The book seamlessly alludes to both an epoch of doll-style dresses and ice cream parlor and another era filled with technology and “Seinfeld;” however, while writing the book, Jacobs says switching between two worlds wasn’t effortless.

“Going from a journalist to being a nonfiction author to a novelist wasn’t always easy. I ripped up and threw away thousands of pages. I burned through printer ink like crazy. I got a hand injury from backspacing so much. I was so paranoid about digging in and touching down on that blank page—problems I never had when I was writing nonfiction. I mean it was grabbing me around the throat,” Jacobs says.

Jacobs’ father also died while writing the book, which sent him “sideways.” Beyond the shock of losing a loved one, the conflicted author was writing about a 1913 falsely utopic Pasadena world while in modern-day Pasadena as his world went dark and his family mourned.

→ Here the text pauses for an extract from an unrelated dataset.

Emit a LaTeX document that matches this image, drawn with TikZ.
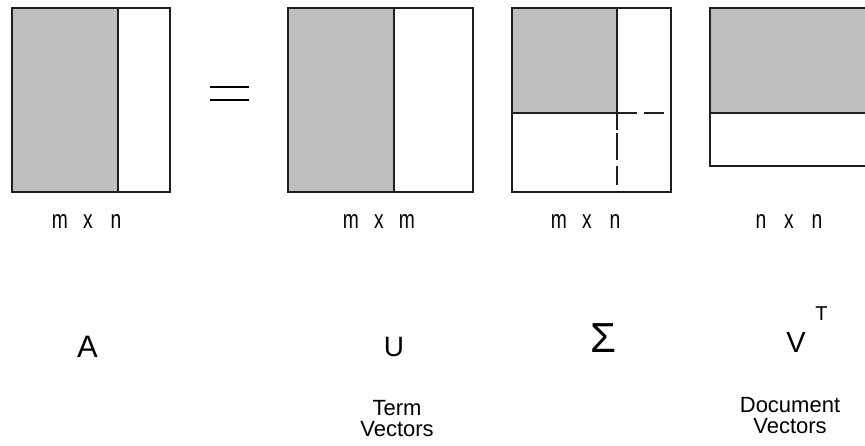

“I was split down the middle of these worlds, but that helped me relate to this character even more than I already had because he’s doing the same thing. He’s trying to figure out who he is in this world of confusion and chaos,” Jacobs says.

Jacobs hopes “Arroyo” brings as much clarity and reflection on life and history while looking toward the future to readers as writing the novel did to him.

Jacobs says he believes past decisions affect Pasadena today and hopes readers can learn lessons that carry into their choices.

“Be careful about your secrets and machinations because they might just ricochet back at you in unintended ways,” Jacobs says.